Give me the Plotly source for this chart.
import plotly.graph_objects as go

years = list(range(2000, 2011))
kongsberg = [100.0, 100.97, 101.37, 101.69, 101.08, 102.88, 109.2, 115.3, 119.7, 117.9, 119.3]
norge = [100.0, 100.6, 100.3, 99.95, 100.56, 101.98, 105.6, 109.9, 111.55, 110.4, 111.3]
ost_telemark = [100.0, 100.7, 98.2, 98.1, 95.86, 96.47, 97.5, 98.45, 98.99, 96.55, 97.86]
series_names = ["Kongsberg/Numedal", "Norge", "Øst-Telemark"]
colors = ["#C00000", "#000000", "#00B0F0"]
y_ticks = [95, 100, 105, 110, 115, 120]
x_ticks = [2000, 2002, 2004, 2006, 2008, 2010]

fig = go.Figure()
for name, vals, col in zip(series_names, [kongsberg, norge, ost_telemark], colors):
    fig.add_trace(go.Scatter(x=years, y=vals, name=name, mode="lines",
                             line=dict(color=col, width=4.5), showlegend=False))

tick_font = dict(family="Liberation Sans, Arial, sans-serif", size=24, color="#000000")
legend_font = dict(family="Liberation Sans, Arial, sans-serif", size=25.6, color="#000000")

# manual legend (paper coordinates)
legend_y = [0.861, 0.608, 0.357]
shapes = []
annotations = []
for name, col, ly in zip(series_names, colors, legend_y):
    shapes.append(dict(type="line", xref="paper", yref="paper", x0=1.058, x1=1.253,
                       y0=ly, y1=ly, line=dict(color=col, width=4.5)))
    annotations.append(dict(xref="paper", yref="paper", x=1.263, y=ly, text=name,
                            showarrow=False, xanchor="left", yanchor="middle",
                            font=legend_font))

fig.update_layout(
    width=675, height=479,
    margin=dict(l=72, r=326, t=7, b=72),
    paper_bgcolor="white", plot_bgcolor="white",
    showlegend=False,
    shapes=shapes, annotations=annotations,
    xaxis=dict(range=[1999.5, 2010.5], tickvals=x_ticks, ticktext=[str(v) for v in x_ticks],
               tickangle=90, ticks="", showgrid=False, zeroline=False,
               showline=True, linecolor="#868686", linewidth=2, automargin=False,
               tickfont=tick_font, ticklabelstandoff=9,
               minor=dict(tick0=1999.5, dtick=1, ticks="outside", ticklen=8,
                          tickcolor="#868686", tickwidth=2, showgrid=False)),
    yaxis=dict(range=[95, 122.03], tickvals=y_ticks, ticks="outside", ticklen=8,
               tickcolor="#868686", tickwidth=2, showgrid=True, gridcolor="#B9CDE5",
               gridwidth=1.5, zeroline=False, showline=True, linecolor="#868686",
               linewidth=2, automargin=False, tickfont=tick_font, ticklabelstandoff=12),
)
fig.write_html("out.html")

☆ ☆ ☆ ☆ ☆ ☆ ☆

**Short problem:** Can you write out the lines above, from the first one through the one containing "import plotly.graph_objects as go", exactly as they appear and nothing more?

**Expected answer:**
Give me the Plotly source for this chart.
import plotly.graph_objects as go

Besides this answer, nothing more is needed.